Last night I finally got my hands on a rental disk of Riddick, the third movie in the series that started with Pitch Black back in 2000.
The movie starts with Vin Diesel’s anti-hero Riddick marooned on a hostile planet, Robinson Crusoe style. “There are bad days. Then there are legendary bad days” Riddick says in voiceover as we get a flashback to what happened after the second instalment of the series that led to his marooning at the hands of the Necromongers. Nice to see Karl Urban return in a cameo.
After putting himself back together and adopting an alien CGI dog creature Riddick resolves to get off the planet before things really turn nasty. Using himself as bait he activates an emergency beacon and before you know it two sets of rival mercenaries have arrived for the bounty.
The movie is broadly broken into three pieces. The first segment is pretty much dialog-free and involves Riddick surviving on the hostile barren planet. The second act introduces the mercenaries and their attempts to capture Riddick, with of course the tables effortlessly turned against them. The final part of the movie returns to the familiar Pitch Black high-concept territory with the planet producing a nasty surprise when it rains.
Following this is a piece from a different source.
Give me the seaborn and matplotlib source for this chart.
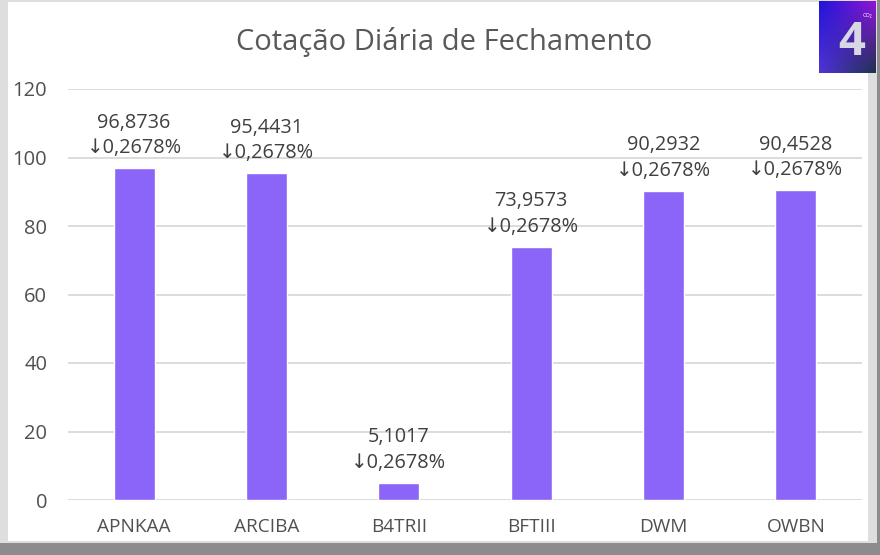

The movie clocks in at around two hours but for some reason it seemed to last a lot longer. I don’t meant that in an entirely negative way as I quite enjoyed the slow pace of the opening scenes allowing the audience to immerse themselves in Riddick’s situation. I also welcome director-writer David Twohy’s focus on characterisation and the (largely foul-mouthed) interplay between the mercenaries rather than focus on constant shooty-bangs as other directors would. Also the exteriors of the alien planet were impressively created in a studio interior, it’s palette largely limited to browns and yellows.
Overall this is a satisfying return to the Riddick universe. Hopefully a fourth instalment will eventually arrive and we can join Riddick on his search for his homeworld, the mysterious Furya.